▶ _TASK PROMPT_
In the records below, find the line that contains "Recreate this image" and the line that contains "y_limits = [-2, 10]"; write out exactly those two lines and everything between them, without the pictures.

○ ○ ○ ○ ○

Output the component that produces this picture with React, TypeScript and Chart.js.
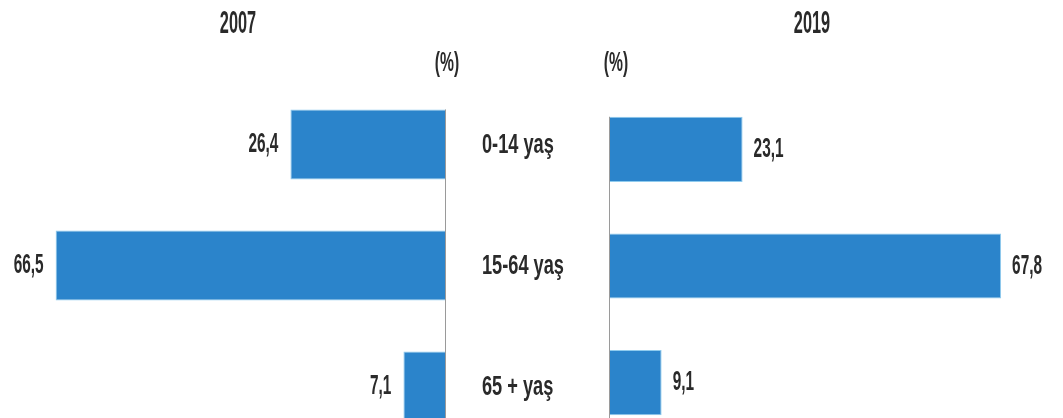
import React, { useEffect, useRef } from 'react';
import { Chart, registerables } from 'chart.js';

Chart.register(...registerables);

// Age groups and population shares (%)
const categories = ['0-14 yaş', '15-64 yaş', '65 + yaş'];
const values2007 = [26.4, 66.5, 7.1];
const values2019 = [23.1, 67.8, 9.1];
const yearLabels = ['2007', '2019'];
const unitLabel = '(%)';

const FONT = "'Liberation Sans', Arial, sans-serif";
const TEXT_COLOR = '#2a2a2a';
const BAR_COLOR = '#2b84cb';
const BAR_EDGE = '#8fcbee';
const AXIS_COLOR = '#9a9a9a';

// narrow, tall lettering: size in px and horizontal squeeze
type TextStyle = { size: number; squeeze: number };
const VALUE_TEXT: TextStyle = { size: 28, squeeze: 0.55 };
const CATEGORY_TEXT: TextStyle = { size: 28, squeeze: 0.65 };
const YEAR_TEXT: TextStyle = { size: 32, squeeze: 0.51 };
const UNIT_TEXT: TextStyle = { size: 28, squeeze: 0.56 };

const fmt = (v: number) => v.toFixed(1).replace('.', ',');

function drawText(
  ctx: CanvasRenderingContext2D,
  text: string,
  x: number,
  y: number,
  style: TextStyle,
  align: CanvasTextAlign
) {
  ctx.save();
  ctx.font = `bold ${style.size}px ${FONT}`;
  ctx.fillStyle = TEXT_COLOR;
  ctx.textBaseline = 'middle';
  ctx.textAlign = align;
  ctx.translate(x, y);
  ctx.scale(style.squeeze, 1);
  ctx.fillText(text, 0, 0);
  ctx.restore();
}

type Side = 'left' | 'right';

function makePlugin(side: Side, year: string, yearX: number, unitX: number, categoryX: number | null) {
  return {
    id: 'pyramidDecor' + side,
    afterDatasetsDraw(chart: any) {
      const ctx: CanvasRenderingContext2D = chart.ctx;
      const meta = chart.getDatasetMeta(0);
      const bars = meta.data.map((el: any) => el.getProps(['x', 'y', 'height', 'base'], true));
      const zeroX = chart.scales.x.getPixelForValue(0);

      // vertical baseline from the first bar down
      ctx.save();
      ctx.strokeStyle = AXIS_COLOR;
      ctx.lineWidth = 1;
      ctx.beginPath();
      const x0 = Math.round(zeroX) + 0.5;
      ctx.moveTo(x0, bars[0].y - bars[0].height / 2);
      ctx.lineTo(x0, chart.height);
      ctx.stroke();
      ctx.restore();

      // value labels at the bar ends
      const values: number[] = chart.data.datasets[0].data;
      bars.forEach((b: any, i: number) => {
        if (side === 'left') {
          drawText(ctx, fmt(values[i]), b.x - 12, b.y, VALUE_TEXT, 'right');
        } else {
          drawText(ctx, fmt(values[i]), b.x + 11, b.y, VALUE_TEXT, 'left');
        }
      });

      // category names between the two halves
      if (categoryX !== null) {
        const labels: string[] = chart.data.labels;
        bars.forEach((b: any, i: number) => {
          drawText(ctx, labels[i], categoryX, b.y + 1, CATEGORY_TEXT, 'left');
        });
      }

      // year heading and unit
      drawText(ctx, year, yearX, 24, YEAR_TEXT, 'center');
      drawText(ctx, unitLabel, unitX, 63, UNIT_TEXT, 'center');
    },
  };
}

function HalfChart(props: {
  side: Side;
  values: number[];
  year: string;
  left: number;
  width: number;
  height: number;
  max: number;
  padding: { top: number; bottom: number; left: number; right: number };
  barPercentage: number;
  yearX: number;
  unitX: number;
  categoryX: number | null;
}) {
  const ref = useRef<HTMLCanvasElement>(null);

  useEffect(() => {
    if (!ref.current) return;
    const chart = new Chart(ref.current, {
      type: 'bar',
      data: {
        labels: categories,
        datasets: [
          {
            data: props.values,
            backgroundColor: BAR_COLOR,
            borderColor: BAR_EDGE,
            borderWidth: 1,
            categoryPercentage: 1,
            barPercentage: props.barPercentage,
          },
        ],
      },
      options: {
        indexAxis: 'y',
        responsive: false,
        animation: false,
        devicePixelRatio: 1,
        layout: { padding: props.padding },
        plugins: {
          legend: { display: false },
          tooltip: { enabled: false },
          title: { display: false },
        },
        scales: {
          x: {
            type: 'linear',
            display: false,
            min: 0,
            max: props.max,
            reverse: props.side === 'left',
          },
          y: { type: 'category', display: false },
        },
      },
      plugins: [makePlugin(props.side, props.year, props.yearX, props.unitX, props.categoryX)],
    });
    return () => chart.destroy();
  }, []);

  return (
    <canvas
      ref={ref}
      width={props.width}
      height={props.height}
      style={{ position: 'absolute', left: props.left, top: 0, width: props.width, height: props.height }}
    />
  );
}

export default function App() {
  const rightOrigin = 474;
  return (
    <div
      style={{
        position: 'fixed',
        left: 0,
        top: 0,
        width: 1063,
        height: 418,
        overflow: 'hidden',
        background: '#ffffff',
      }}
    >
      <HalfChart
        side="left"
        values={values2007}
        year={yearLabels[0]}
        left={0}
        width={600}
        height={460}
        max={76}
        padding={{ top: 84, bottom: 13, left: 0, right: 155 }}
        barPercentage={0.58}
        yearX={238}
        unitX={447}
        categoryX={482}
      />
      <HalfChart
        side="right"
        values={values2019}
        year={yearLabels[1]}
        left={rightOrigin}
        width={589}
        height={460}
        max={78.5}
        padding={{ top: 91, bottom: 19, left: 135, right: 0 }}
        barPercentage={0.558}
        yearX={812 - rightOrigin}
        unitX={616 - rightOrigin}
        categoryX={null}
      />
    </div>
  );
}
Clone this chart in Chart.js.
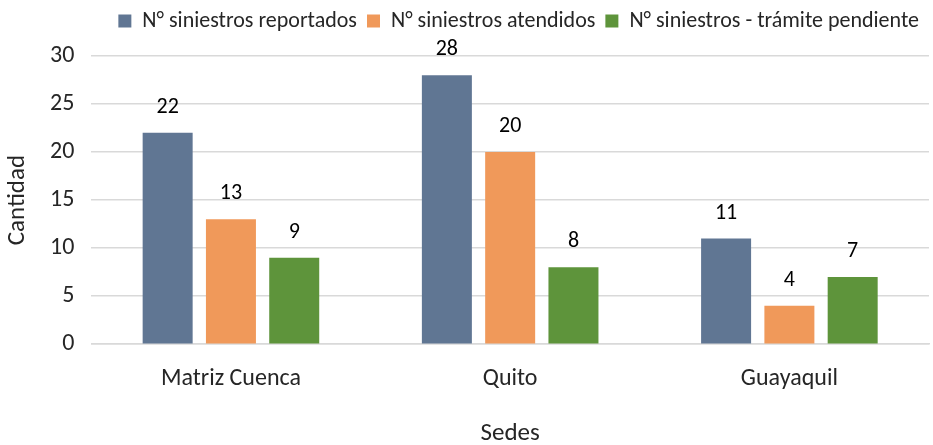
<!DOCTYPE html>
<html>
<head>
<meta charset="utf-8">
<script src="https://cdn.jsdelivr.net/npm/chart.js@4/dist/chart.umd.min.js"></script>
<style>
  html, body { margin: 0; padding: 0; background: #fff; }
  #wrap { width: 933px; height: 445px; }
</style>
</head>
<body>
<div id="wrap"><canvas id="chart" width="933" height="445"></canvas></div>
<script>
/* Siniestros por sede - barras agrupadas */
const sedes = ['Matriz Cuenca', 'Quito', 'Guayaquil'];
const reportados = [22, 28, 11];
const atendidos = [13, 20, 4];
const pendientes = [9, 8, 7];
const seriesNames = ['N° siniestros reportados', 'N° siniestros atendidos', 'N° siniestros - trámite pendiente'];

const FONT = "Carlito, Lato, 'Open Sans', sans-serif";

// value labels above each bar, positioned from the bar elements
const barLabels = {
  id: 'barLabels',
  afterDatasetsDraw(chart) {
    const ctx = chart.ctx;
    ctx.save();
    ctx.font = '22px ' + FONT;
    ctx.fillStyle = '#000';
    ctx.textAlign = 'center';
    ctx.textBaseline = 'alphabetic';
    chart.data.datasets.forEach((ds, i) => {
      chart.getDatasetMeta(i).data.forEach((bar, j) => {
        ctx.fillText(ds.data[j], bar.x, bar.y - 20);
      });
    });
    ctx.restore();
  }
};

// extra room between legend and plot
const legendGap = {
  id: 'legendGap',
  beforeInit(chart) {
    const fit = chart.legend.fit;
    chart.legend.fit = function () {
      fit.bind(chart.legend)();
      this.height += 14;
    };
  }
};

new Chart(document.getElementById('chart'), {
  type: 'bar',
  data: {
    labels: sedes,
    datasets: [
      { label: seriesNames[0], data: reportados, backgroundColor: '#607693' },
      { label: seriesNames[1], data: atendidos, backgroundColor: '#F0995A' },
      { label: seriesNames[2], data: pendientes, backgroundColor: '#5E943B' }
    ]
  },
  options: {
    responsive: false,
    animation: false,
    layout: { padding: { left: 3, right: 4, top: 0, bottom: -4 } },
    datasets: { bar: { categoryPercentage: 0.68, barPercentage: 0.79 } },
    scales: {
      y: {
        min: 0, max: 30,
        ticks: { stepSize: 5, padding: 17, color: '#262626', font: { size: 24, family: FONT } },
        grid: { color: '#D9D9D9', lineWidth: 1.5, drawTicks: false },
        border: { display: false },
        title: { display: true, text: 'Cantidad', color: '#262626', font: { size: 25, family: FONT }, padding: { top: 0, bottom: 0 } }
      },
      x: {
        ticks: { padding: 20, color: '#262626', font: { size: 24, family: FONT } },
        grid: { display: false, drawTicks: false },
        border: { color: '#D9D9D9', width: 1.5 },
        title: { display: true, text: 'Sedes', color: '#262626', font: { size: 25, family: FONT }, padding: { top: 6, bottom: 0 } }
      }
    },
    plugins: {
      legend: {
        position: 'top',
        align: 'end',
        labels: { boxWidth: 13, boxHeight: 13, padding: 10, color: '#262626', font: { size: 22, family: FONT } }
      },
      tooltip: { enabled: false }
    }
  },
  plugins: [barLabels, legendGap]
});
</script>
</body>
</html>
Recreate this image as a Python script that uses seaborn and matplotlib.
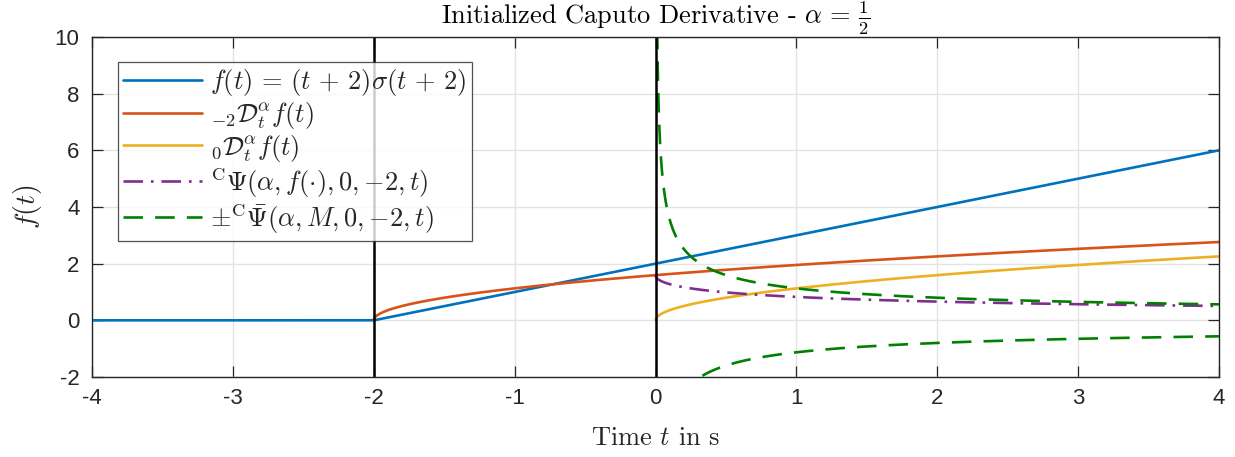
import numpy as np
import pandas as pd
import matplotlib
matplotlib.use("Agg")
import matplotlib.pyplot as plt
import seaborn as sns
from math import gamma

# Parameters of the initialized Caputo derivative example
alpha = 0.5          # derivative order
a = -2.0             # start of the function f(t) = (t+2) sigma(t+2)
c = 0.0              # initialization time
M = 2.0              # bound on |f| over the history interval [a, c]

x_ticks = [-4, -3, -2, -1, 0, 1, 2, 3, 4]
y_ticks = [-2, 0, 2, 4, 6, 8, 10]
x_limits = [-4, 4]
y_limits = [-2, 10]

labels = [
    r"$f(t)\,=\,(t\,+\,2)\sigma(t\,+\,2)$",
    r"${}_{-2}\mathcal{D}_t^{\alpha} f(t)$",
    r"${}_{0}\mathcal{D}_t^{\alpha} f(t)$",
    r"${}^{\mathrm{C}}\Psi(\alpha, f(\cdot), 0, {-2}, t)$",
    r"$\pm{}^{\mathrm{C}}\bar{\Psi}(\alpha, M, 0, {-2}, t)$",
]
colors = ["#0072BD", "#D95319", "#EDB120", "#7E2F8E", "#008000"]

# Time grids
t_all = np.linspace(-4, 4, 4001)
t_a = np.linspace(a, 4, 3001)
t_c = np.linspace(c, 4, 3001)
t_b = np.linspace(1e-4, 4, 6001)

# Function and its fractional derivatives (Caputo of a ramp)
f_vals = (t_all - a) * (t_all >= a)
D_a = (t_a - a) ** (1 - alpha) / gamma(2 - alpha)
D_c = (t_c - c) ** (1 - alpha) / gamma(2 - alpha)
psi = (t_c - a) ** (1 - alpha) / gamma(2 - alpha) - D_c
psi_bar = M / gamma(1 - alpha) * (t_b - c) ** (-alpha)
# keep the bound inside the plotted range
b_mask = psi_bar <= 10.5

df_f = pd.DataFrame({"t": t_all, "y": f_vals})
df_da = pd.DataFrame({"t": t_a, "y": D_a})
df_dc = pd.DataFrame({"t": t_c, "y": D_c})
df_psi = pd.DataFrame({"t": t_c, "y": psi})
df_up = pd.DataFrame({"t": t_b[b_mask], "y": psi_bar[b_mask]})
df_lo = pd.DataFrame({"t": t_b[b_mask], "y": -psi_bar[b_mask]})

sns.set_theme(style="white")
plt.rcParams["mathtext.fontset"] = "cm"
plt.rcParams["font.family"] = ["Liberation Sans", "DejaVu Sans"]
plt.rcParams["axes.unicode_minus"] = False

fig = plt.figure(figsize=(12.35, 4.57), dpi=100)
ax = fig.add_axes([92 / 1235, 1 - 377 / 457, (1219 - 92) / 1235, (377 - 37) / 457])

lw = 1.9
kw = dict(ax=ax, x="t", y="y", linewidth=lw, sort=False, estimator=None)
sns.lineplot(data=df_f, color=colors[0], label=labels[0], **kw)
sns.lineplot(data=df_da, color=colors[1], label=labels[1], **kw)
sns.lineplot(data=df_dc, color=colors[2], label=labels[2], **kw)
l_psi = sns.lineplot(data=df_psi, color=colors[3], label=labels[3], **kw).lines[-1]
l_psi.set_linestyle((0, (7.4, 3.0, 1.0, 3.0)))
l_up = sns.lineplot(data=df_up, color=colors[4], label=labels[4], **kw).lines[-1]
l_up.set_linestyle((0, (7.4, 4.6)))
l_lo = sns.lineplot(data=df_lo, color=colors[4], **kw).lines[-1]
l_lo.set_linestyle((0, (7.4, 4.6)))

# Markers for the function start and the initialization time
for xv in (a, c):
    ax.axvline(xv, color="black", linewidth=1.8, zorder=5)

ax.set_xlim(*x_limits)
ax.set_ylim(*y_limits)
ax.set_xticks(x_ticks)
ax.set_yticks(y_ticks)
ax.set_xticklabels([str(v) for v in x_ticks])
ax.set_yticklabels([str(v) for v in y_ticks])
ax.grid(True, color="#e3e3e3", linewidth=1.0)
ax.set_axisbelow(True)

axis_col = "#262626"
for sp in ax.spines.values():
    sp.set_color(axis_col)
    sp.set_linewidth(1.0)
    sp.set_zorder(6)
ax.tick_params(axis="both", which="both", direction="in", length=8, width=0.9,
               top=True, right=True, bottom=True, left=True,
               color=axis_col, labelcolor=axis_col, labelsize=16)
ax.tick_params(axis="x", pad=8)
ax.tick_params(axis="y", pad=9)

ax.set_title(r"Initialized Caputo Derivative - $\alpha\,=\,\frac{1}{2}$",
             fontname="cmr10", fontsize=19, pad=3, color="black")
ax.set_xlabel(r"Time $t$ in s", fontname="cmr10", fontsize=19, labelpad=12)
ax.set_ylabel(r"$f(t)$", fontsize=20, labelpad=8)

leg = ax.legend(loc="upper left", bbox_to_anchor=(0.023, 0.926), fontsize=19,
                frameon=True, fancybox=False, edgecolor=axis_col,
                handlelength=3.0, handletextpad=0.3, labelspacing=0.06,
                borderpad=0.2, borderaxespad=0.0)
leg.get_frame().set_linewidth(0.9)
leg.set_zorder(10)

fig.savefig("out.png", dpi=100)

○ ○ ○ ○ ○

▶ _THE SOLUTION_
Recreate this image as a Python script that uses seaborn and matplotlib.
import numpy as np
import pandas as pd
import matplotlib
matplotlib.use("Agg")
import matplotlib.pyplot as plt
import seaborn as sns
from math import gamma

# Parameters of the initialized Caputo derivative example
alpha = 0.5          # derivative order
a = -2.0             # start of the function f(t) = (t+2) sigma(t+2)
c = 0.0              # initialization time
M = 2.0              # bound on |f| over the history interval [a, c]

x_ticks = [-4, -3, -2, -1, 0, 1, 2, 3, 4]
y_ticks = [-2, 0, 2, 4, 6, 8, 10]
x_limits = [-4, 4]
y_limits = [-2, 10]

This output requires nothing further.